Goodman Group (ASX:GMG) Faces Shareholder Backlash on Remuneration Report

3 min read | November 14, 2024 11:49 AM AEDT | By Team Kalkine Media

Highlights

  • Goodman Group encounters a 34% vote against its remuneration report.
  • Share-based expenses exclusion raises concerns among proxy firms.
  • A second strike could lead to a board re-election vote.

Goodman Group (ASX:GMG), a prominent player in the industrial and data centre sector, recently faced a significant challenge at its annual general meeting (AGM) with a 34% first strike against its remuneration report. This marks the fifth instance of shareholder resistance since 2016, following proxy firms’ recommendations to vote against the report. Acting on behalf of institutional investors, these firms voiced concerns over certain financial practices within Goodman’s reporting structure, primarily around the treatment of share-based expenses.

The first strike is a signal to Goodman regarding shareholder sentiment. Should a second strike occur at next year’s AGM, a mandatory vote would be triggered to determine whether the board should be “spilled.” This vote, if successful, would require all directors on the Goodman board to stand for re-election, putting additional pressure on the company's leadership to address investor concerns.

In 2022, Goodman faced a similar situation with a 29% vote against its remuneration practices, yet nearly 99% of shareholders rejected the spill resolution. This highlights that while dissatisfaction exists over remuneration, the majority of shareholders may still support the board's overall direction. Nonetheless, the recent increase in protest votes indicates growing scrutiny over Goodman’s executive compensation structure.
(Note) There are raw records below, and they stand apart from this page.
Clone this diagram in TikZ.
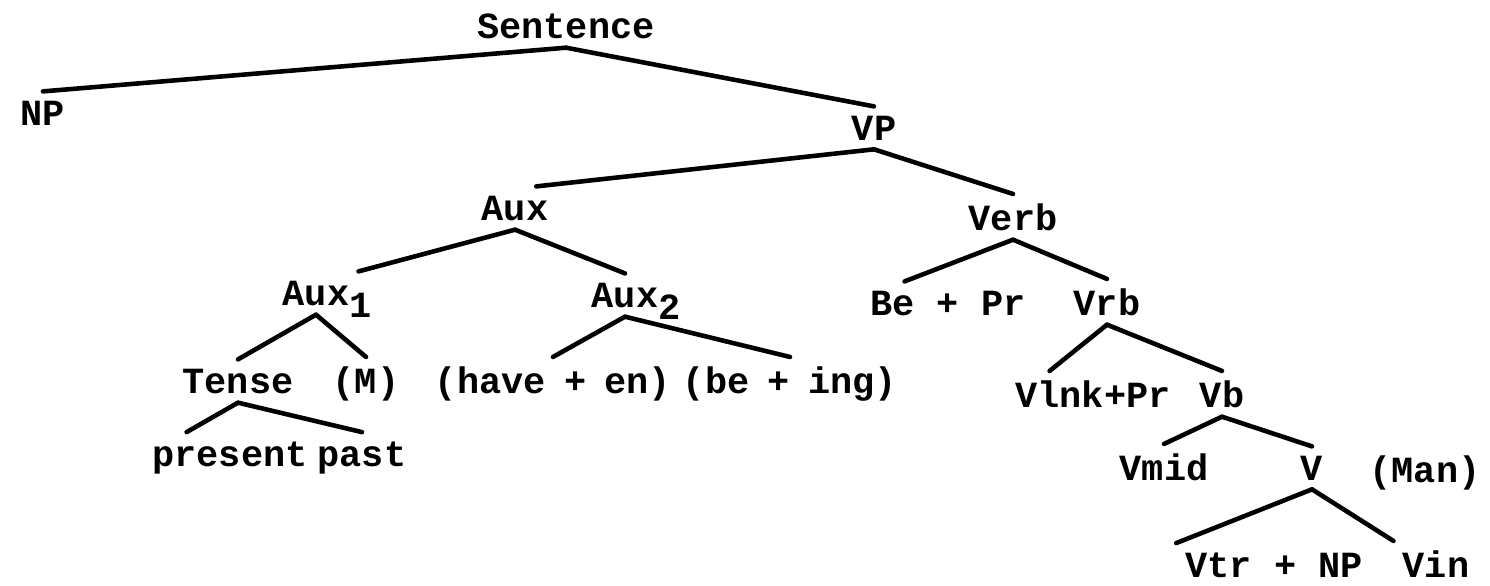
\documentclass[tikz,border=0pt]{standalone}
\usepackage{fontspec}
\setmainfont{Liberation Mono}
\usetikzlibrary{calc}
\newcommand{\lowsub}[1]{\rlap{\smash{\raisebox{-.65ex}{#1}}}}
\tikzset{
  every picture/.style={line width=1.3pt},
  word/.style={font=\bfseries\fontsize{10.5}{12}\selectfont, inner sep=2pt, anchor=base},
  branch/.style={draw=black, line cap=round},
}
\begin{document}
\begin{tikzpicture}
  \useasboundingbox (0,0) rectangle (14.9,-5.85);
  \node[word] (sent) at (5.66,-0.38) {Sentence};
  \node[word] (np) at (0.43,-1.25) {NP};
  \node[word] (vp) at (8.74,-1.40) {VP};
  \node[word] (aux) at (5.15,-2.20) {Aux};
  \node[word] (verb) at (10.13,-2.30) {Verb};
  \node[word] (auxa) at (3.16,-3.05) {Aux\lowsub{1}};
  \node[word] (auxb) at (6.25,-3.07) {Aux\lowsub{2}};
  \node[word] (tense) at (2.38,-3.93) {Tense};
  \node[word] (modal) at (3.66,-3.93) {(M)};
  \node[word] (have) at (5.53,-3.93) {(have\enspace+\enspace en)};
  \node[word] (being) at (7.90,-3.93) {(be\enspace+\enspace ing)};
  \node[word] (bepr) at (9.48,-3.15) {Be + Pr};
  \node[word] (vrb) at (11.07,-3.15) {Vrb};
  \node[word] (vlnk) at (10.93,-4.07) {Vlnk+Pr};
  \node[word] (vb) at (12.22,-4.07) {Vb};
  \node[word] (vmid) at (11.64,-4.80) {Vmid};
  \node[word] (v) at (13.12,-4.80) {V};
  \node[word] (man) at (14.25,-4.82) {(Man)};
  \node[word] (vtrnp) at (12.74,-5.77) {Vtr + NP};
  \node[word] (vin) at (14.36,-5.77) {Vin};
  \node[word] (present) at (2.30,-4.66) {present};
  \node[word] (past) at (3.62,-4.66) {past};
  \draw[branch] (sent.south) -- (np.north); \draw[branch] (sent.south) -- (vp.north);
  \draw[branch] (vp.south) -- ($(aux.north)!.5!(aux.north east)$); \draw[branch] (vp.south) -- (verb.north);
  \draw[branch] (aux.south) -- (auxa.north east); \draw[branch] (aux.south) -- (auxb.north);
  \draw[branch] (auxa.south) -- (tense.north); \draw[branch] (auxa.south) -- (modal.north);
  \draw[branch] (auxb.south) -- (have.north); \draw[branch] (auxb.south) -- (being.north);
  \draw[branch] (tense.south) -- ($(present.north west)!.5!(present.north)$); \draw[branch] (tense.south) -- (past.north);
  \draw[branch] (verb.south) -- ($(bepr.north west)!.5!(bepr.north)$); \draw[branch] (verb.south) -- (vrb.north);
  \draw[branch] (vrb.south) -- ($(vlnk.north west)!.5!(vlnk.north)$); \draw[branch] (vrb.south) -- (vb.north);
  \draw[branch] (vb.south) -- (vmid.north); \draw[branch] (vb.south) -- (v.north);
  \draw[branch] (v.south) -- (vtrnp.north west); \draw[branch] (v.south) -- (vin.north west);
\end{tikzpicture}
\end{document}
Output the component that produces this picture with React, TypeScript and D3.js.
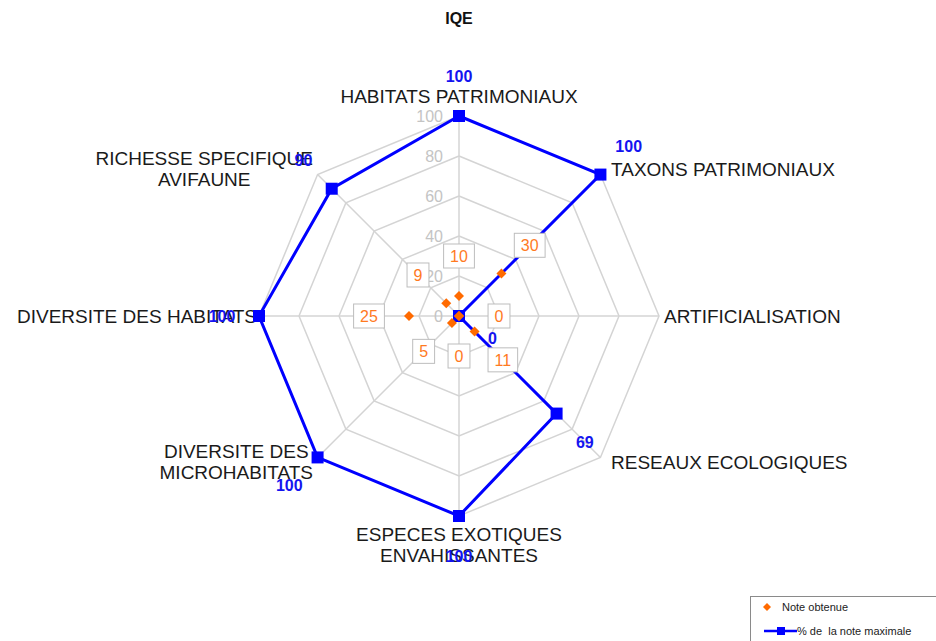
import React from "react";
import * as d3 from "d3";

const title = "IQE";
const categories = [
  "HABITATS PATRIMONIAUX",
  "TAXONS PATRIMONIAUX",
  "ARTIFICIALISATION",
  "RESEAUX ECOLOGIQUES",
  "ESPECES EXOTIQUES\nENVAHISSANTES",
  "DIVERSITE DES\nMICROHABITATS",
  "DIVERSITE DES HABITATS",
  "RICHESSE SPECIFIQUE\nAVIFAUNE",
];
const noteObtenue = [10, 30, 0, 11, 0, 5, 25, 9];
const pctNoteMax = [100, 100, 0, 69, 100, 100, 100, 90];
const ticks = [0, 20, 40, 60, 80, 100];
const legendLabels = ["Note obtenue", "% de\u00a0 la note maximale"];

const W = 936;
const H = 641;
const CX = 459;
const CY = 316;
const FONT = "'Liberation Sans', Arial, sans-serif";
const BLUE = "#0000ff";
const ORANGE = "#ff6a00";
const ORANGE_TXT = "#ff7a1f";
const GRID = "#d4d4d4";

let ctx: CanvasRenderingContext2D | null = null;
function textWidth(s: string, font: string) {
  if (!ctx) ctx = document.createElement("canvas").getContext("2d");
  if (!ctx) return s.length * 8;
  ctx.font = font;
  return ctx.measureText(s).width;
}

export default function App() {
  const r = d3.scaleLinear().domain([0, 100]).range([0, 200]);
  const n = categories.length;
  const ang = d3.scaleLinear().domain([0, n]).range([0, 2 * Math.PI]);
  const pt = (i: number, rad: number): [number, number] => [
    CX + rad * Math.sin(ang(i)),
    CY - rad * Math.cos(ang(i)),
  ];

  const ring = (v: number) =>
    d3.line()(d3.range(n + 1).map((i) => pt(i % n, r(v))))!;

  const bluePath = d3.line()(
    d3.range(n + 1).map((i) => pt(i % n, r(pctNoteMax[i % n])))
  )!;

  const catFontSize = 19;
  const catFont = `${catFontSize}px ${FONT}`;
  const lineH = 21;

  const catLabels = categories.map((c, i) => {
    const lines = c.split("\n");
    const a = ang(i);
    const s = Math.sin(a);
    const co = Math.cos(a);
    const isAxisH = Math.abs(co) < 0.01;
    const rad = isAxisH ? 205 : 215;
    const [px, py] = pt(i, rad);
    const widths = lines.map((l) => textWidth(l, catFont));
    const bw = Math.max(...widths);
    let cxBlock: number;
    if (Math.abs(s) < 0.01) cxBlock = px;
    else if (s > 0) cxBlock = px + bw / 2;
    else cxBlock = px + (isAxisH ? 3 : 6) - bw / 2;
    let firstBase: number;
    const blockH = lines.length * lineH;
    if (Math.abs(s) < 0.01 && co > 0) firstBase = py + 2 - (lines.length - 1) * lineH;
    else if (Math.abs(s) < 0.01) firstBase = py + 10;
    else {
      const centerY = py + (isAxisH ? 0 : co > 0 ? 5 : -6);
      firstBase = centerY - blockH / 2 + lineH / 2 + 6.7;
    }
    return (
      <text
        key={i}
        fontFamily={FONT}
        fontSize={catFontSize}
        fill="#1a1a1a"
        textAnchor="middle"
      >
        {lines.map((l, k) => (
          <tspan key={k} x={cxBlock} y={firstBase + k * lineH}>
            {l}
          </tspan>
        ))}
      </text>
    );
  });

  const orangeFont = `16px ${FONT}`;

  return (
    <svg width={W} height={H} style={{ display: "block", position: "absolute", left: 0, top: 0 }}>
      <rect width={W} height={H} fill="#fff" />
      <text x={CX} y={24} textAnchor="middle" fontFamily={FONT} fontWeight="bold" fontSize={16} fill="#111">
        {title}
      </text>

      {/* grid rings and spokes */}
      {ticks.slice(1).map((t) => (
        <path key={t} d={ring(t)} fill="none" stroke={GRID} strokeWidth={1.5} />
      ))}
      {categories.map((_, i) => {
        const [x, y] = pt(i, r(100));
        return <line key={i} x1={CX} y1={CY} x2={x} y2={y} stroke={GRID} strokeWidth={1.5} />;
      })}

      {/* radial tick labels */}
      {ticks.map((t) => (
        <text
          key={t}
          x={CX - 16}
          y={CY - r(t)}
          dy="0.35em"
          textAnchor="end"
          fontFamily={FONT}
          fontSize={16}
          fill="#c4c4c4"
        >
          {t}
        </text>
      ))}

      {catLabels}

      {/* % de la note maximale */}
      <path d={bluePath} fill="none" stroke={BLUE} strokeWidth={3} strokeLinejoin="miter" />
      {pctNoteMax.map((v, i) => {
        const [x, y] = pt(i, r(v));
        return <rect key={i} x={x - 6} y={y - 6} width={12} height={12} fill={BLUE} />;
      })}

      {/* Note obtenue */}
      {noteObtenue.map((v, i) => {
        const [x, y] = pt(i, r(v));
        return (
          <path
            key={i}
            d={`M${x},${y - 5}L${x + 5},${y}L${x},${y + 5}L${x - 5},${y}Z`}
            fill={ORANGE}
          />
        );
      })}
      {noteObtenue.map((v, i) => {
        const [x, y] = pt(i, r(v) + 40);
        const w = textWidth(String(v), orangeFont) + 13;
        return (
          <g key={i}>
            <rect x={x - w / 2} y={y - 12} width={w} height={24} fill="#fff" stroke="#bdbdbd" strokeWidth={1} />
            <text x={x} y={y} dy="0.36em" textAnchor="middle" fontFamily={FONT} fontSize={16} fill={ORANGE_TXT}>
              {v}
            </text>
          </g>
        );
      })}

      {/* value labels for % de la note maximale */}
      {pctNoteMax.map((v, i) => {
        const a = ang(i) + (v === 0 ? (33 * Math.PI) / 180 : 0);
        const [bx, by] = pt(i, r(v));
        const off = v > 0 && Math.abs(Math.cos(ang(i))) < 0.01 ? 37 : 40;
        const x = bx + off * Math.sin(a);
        const y = by - off * Math.cos(a);
        return (
          <text
            key={i}
            x={x}
            y={y}
            dy="0.36em"
            textAnchor="middle"
            fontFamily={FONT}
            fontWeight="bold"
            fontSize={16}
            fill="#1414f0"
          >
            {v}
          </text>
        );
      })}

      {/* legend */}
      <rect x={750.5} y={596.5} width={200} height={60} fill="#fff" stroke="#8a8a8a" strokeWidth={1} />
      <path d="M767,603L771,607L767,611L763,607Z" fill={ORANGE} />
      <text x={782} y={611} fontFamily={FONT} fontSize={11} fill="#222">
        {legendLabels[0]}
      </text>
      <line x1={764} y1={631} x2={797} y2={631} stroke={BLUE} strokeWidth={2.5} />
      <rect x={777} y={627} width={8} height={8} fill={BLUE} />
      <text x={797} y={635} fontFamily={FONT} fontSize={11} fill="#222">
        {legendLabels[1]}
      </text>
    </svg>
  );
}
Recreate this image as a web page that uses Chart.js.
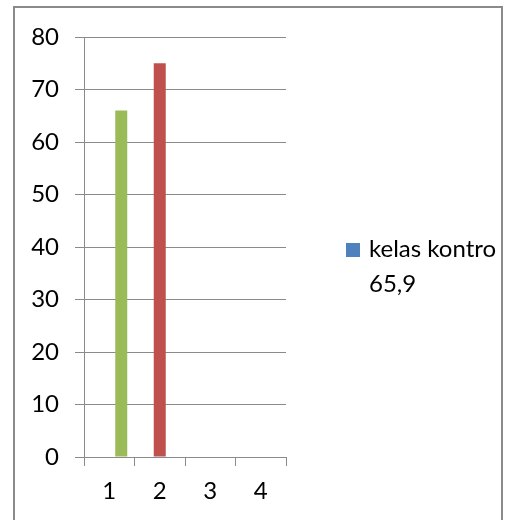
<!DOCTYPE html>
<html>
<head>
<meta charset="utf-8">
<script src="https://cdn.jsdelivr.net/npm/chart.js@4/dist/chart.umd.min.js"></script>
<style>
  html, body { margin: 0; padding: 0; background: #fff; width: 507px; height: 520px; overflow: hidden; }
  #frame { position: absolute; left: 13px; top: 6px; width: 486px; height: 600px; border: 2px solid #8a8a8a; box-sizing: content-box; }
  #c { position: absolute; left: 0; top: 0; }
  #legend { position: absolute; left: 346px; top: 230px; width: 151px; overflow: hidden; font-family: Lato, "Noto Sans", sans-serif; font-size: 24px; color: #000; line-height: 35px; }
  #legend .sw { position: absolute; left: 0; top: 13px; width: 14px; height: 14px; }
  #legend .txt { margin-left: 23px; white-space: nowrap; }
</style>
</head>
<body>
<div id="frame"></div>
<canvas id="c" width="507" height="520"></canvas>
<div id="legend"></div>
<script>
const categories = ["1", "2", "3", "4"];
const seriesNames = ["kelas kontrol 65,9", "", ""];
const seriesBlue = [null, null, null, null];
const seriesRed = [null, 75, null, null];
const seriesGreen = [66, null, null, null];
const yTicks = [0, 10, 20, 30, 40, 50, 60, 70, 80];
const colors = ["#4F81BD", "#C0504D", "#9BBB59"];

const FONT = "Lato, 'Noto Sans', sans-serif";
const gridColor = "#8a8a8a";

const chart = new Chart(document.getElementById("c"), {
  type: "bar",
  data: {
    labels: categories,
    datasets: [
      { label: seriesNames[0], data: seriesBlue, backgroundColor: colors[0] },
      { label: seriesNames[1], data: seriesRed, backgroundColor: colors[1] },
      { label: seriesNames[2], data: seriesGreen, backgroundColor: colors[2] }
    ]
  },
  options: {
    responsive: false,
    maintainAspectRatio: false,
    animation: false,
    devicePixelRatio: 1,
    layout: { padding: { left: 0, top: 37, right: 221, bottom: 0 } },
    datasets: { bar: { categoryPercentage: 0.713, barPercentage: 1.0 } },
    plugins: { legend: { display: false }, tooltip: { enabled: false } },
    scales: {
      x: {
        afterFit: s => { s.height = 63; },
        grid: { display: true, drawOnChartArea: false, drawTicks: true, tickLength: 9, color: gridColor, lineWidth: 1, offset: true },
        border: { display: true, color: gridColor, width: 1 },
        ticks: { color: "#000", font: { family: FONT, size: 24 }, padding: 11, maxRotation: 0 }
      },
      y: {
        min: 0, max: 80,
        afterFit: s => { s.width = 84; },
        afterBuildTicks: s => { s.ticks = yTicks.map(v => ({ value: v })); },
        grid: { display: true, drawOnChartArea: true, drawTicks: true, tickLength: 9, color: gridColor, lineWidth: 1 },
        border: { display: true, color: gridColor, width: 1 },
        ticks: { color: "#000", font: { family: FONT, size: 24 }, padding: 16 }
      }
    }
  }
});

// HTML legend (only the first series is listed, as in the original)
const lg = document.getElementById("legend");
const parts = seriesNames[0].split(" ");
const line1 = parts.slice(0, 2).join(" ");
const line2 = parts.slice(2).join(" ");
lg.innerHTML = '<div class="sw" style="background:' + colors[0] + '"></div>' +
  '<div class="txt">' + line1 + '</div><div class="txt">' + line2 + '</div>';
</script>
</body>
</html>
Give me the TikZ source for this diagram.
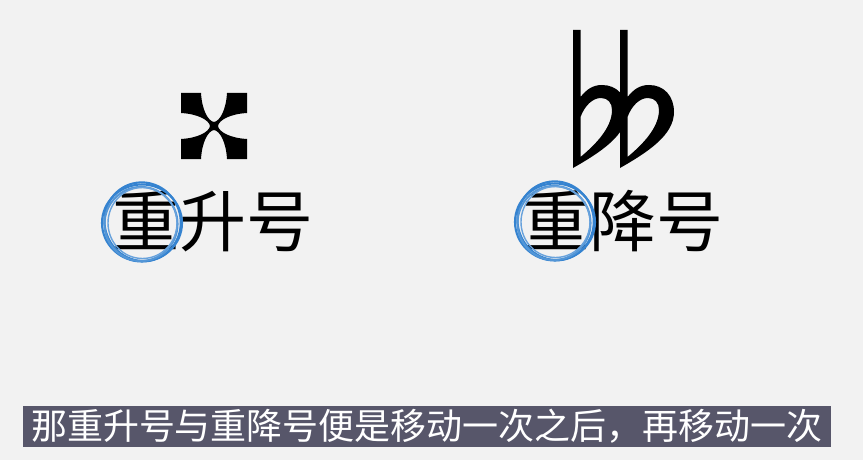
\documentclass[tikz,border=0pt]{standalone}
\usepackage{fontspec}
\setmainfont{Noto Sans CJK SC}
\usetikzlibrary{positioning}
\definecolor{bgpaper}{HTML}{F2F2F2}
\definecolor{subbar}{HTML}{57566A}
\definecolor{markblue}{HTML}{3583D0}
\tikzset{
  lbl/.style={inner sep=0pt, font=\fontsize{67}{67}\selectfont, text=black},
  subt/.style={fill=subbar, text=white, inner sep=0pt, minimum width=808pt,
    minimum height=41pt, font=\fontsize{36}{36}\selectfont},
  ring/.style={draw=markblue, line width=2.1pt},
  glyph/.style={fill=black, draw=none},
}

\begin{document}
\begin{tikzpicture}[x=1pt,y=-1pt]
    \fill[bgpaper] (0,0) rectangle (863,460);
    \useasboundingbox (0,0) rectangle (863,460);
    % double sharp
    \fill[glyph, shift={(214,126)}] (-33,-33) -- (-13,-33)
      .. controls (-12,-16) and (-6,-5) .. (0,-4) .. controls (6,-5) and (12,-16) .. (13,-33)
      -- (33,-33) -- (33,-13)
      .. controls (16,-12) and (5,-6) .. (4,0) .. controls (5,6) and (16,12) .. (33,13)
      -- (33,33) -- (13,33)
      .. controls (12,16) and (6,5) .. (0,4) .. controls (-6,5) and (-12,16) .. (-13,33)
      -- (-33,33) -- (-33,13)
      .. controls (-16,12) and (-5,6) .. (-4,0) .. controls (-5,-6) and (-16,-12) .. (-33,-13)
      -- cycle;
    % double flat
    \foreach \sx in {573,620} {
      \fill[glyph, even odd rule, shift={(\sx,0)}] (0,30) -- (7.5,30) -- (7.5,97)
        .. controls (14,89) and (20,85) .. (29,85) .. controls (44,85) and (54,96) .. (54,112)
        .. controls (54,135) and (28,152) .. (0,168) -- cycle
        (7.5,117) .. controls (12,105) and (20,98) .. (28,98)
        .. controls (35,98) and (39,103) .. (39,110)
        .. controls (39,128) and (22,145) .. (7.5,157) -- cycle;
    }
    % labels
    \node[lbl] (dsharp) at (213,221) {重升号};
    \node[lbl] (dflat) at (623,221) {重降号};
    % scribbled rings
    \coordinate (rs) at (142,223);
    \coordinate (rf) at (555,222);
    \foreach \c in {rs,rf} {
      \draw[ring] (\c) ellipse [x radius=40, y radius=38.5];
      \draw[ring, rotate around={20:(\c)}] ([shift={(1,-1)}]\c) ellipse [x radius=38, y radius=39.5];
      \draw[ring, markblue!85] ([shift={(-1,1)}]\c) ellipse [x radius=36.5, y radius=37];
      \draw[ring, markblue!75, line width=1.4pt] ([shift={(0.5,0)}]\c) ellipse [x radius=34.5, y radius=35.5];
    }
    % subtitle
    \node[subt] (sub) at (427,426.5) {那重升号与重降号便是移动一次之后，再移动一次};
\end{tikzpicture}
\end{document}
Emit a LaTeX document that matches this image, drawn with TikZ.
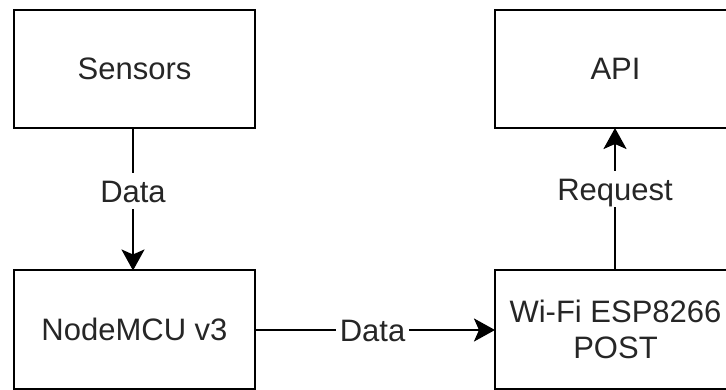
\documentclass[tikz,border=0pt]{standalone}
\usepackage{fontspec}
\setmainfont{Liberation Sans}
\usetikzlibrary{arrows.meta}
\begin{document}
\begin{tikzpicture}[x=1pt,y=-1pt,
  box/.style={draw, line width=2pt, minimum width=241pt, minimum height=118pt, inner sep=0pt, outer sep=0pt, align=center, text=black!85, font=\fontsize{31}{36}\selectfont},
  conn/.style={line width=2.5pt, -{Stealth[length=21pt,width=23pt,inset=5pt]}},
  lbl/.style={fill=white, inner xsep=4pt, inner ysep=6.5pt, text height=23pt, text depth=0pt, text=black!85, font=\fontsize{31}{36}\selectfont}]
\useasboundingbox (0,0) rectangle (726,390);
\begin{scope}
\clip (0,0) rectangle (726,390);
\node[box] (sensors) at (134.5,69) {Sensors};
\node[box] (api) at (615.5,69) {API};
\node[box] (mcu) at (134.5,329.5) {NodeMCU v3};
\node[box] (wifi) at (615.5,329.5) {Wi-Fi ESP8266\\POST};
\draw[conn] (sensors.south -| 133,0) -- node[lbl, pos=0.44] {Data} (mcu.north -| 133,0);
\draw[conn] (wifi.north -| 615,0) -- node[lbl, pos=0.574] {Request} (api.south -| 615,0);
\draw[conn] (mcu.east |- 0,330) -- node[lbl, pos=0.49] {Data} (wifi.west |- 0,330);
\end{scope}
\end{tikzpicture}
\end{document}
The central issue revolves around the exclusion of share-based expenses when calculating operating earnings, which form 75% of the basis for long-term incentives. Proxy firm Ownership Matters expressed concerns that including share-based payments as part of Goodman’s employee expenses would significantly impact its reported pre-tax operating profit. They estimate that these expenses would account for around 45% of pre-tax operating profit, a steep increase from less than 10% previously. Such figures are seen as a distortion in reflecting the true cost of executive compensation.

Goodman’s chair, Stephen Jones, responded by acknowledging the proxy firms’ recommendations, expressing disappointment as he emphasized Goodman’s strong fiscal performance. Jones pointed to the group’s substantial achievements, particularly in FY24, when the company recorded a total shareholder return of 75%. According to Jones, Goodman’s operating profit growth over the last 14 years reflects consistent value generation, which he believes should outweigh concerns over remuneration practices.

As the next AGM approaches, Goodman will need to consider these shareholder and proxy firm concerns closely to avoid a second strike. The potential for a board re-election vote underscores the importance of addressing investor sentiment around transparency and long-term incentive structures in executive pay.